Beware the Ides of March!

March 5, 2014

The Ides of March is best known as the date on which Julius Caesar was assassinated in 44 BC. The emperor was stabbed to death at a meeting of the senate.

 

The phrase comes from an exchange with an old Seer who had warned that harm would come to Caesar no later than the Ides of March (a date though to be around the 15th of March). So the story goes, on his way to the senate meeting, Caesar passed the Seer and joked, "The ides of March have come," meaning to say that the prophecy had not been fulfilled, to which the Seer replied "Aye, Caesar; but not gone”. In a nutshell, the day isn’t over yet so there’s still time, and of course Caesar then met his bloody fate.

 

This is a sentiment so true for some organisations’ view of measuring safety successes.

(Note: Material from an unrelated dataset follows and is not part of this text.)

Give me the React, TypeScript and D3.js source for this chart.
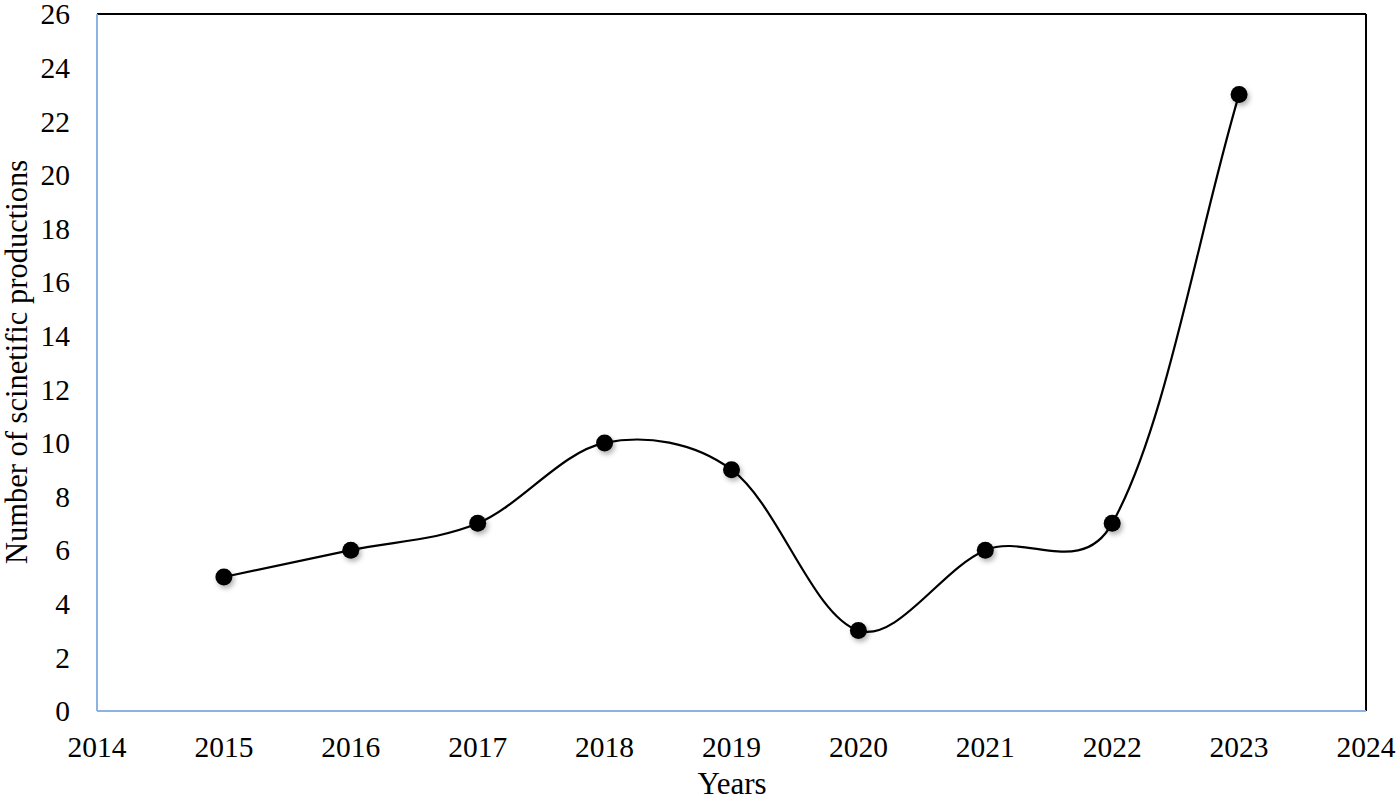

How often do organisations measure the success of their health and safety culture based on reactive events leading up until that moment? Gargantuan signs at entry points and on boards… 150 Days without injury! Hark! Rejoice! Well hang on but just one minute…. is that really your safety systems working, or are you simply not ‘seeing’ behaviours and conditions, which will conspire together to ruin the unblemished record you currently hold?

 

A truer measure of success is considering multiple aspects of the organisation’s performance, reactive and proactive, providing assurances that good performance isn’t down to luck, but design and is proof of ‘living the safety values’.

 

James Reason theorised that there are several types of ingredient that make up the messy pancake mix of an accident. Latent failures, often the ‘sleeping giants’ are a series of holes or omissions in an organisation’s defences, or perhaps a lack of monitoring which has allowed such defences to go absent without leave. Latent failures can develop gradually overtime, almost stealth like, so that minor rut in the access road has become a major pothole on a turning place for a Forklift. Now comes the Active failure, one or more unsafe acts, perhaps, speeding into the turn with an overloaded forklift. Combine all three and now you have your accident trajectory – it’s just a question of how serious the damage will be, property damage? Disabling injury? Death?

 

Following an accident within an organisation which has focussed mainly on the outputs of their system, through reactive monitoring, the plaintiff cries of ‘we have had such a good safety record up until now!’ or ‘surely our record to date will reduce the fine?’ can be heard ringing hollow. Like Caesar, there may have been some signs along the way hinting at what was to come, had there been more proactive monitoring methods, these ‘bad omens’ could have allowed an early warning signalling that action should be taken.

 

If Caesar had paid attention to the Seer, the Ghosts and the Nightmares (not to mention the ominous thunder and lightning) he might just have decided to skip the Senate meeting and stay home with a nice cup of cocoa and mull the idea of ruling Rome over.

 

Of course, even with good systems, proactive monitoring and regular review, accidents can and do still happen, but in those circumstances there is a greater chance of a clear conscience as well as a clear record. Package it how you will, ‘Beware the Ides of March’, ‘It ain’t over ‘til the fat lady sings’, ‘don’t count your chickens’; if you want to stop measuring safety proactively with a clear conscience, Retire.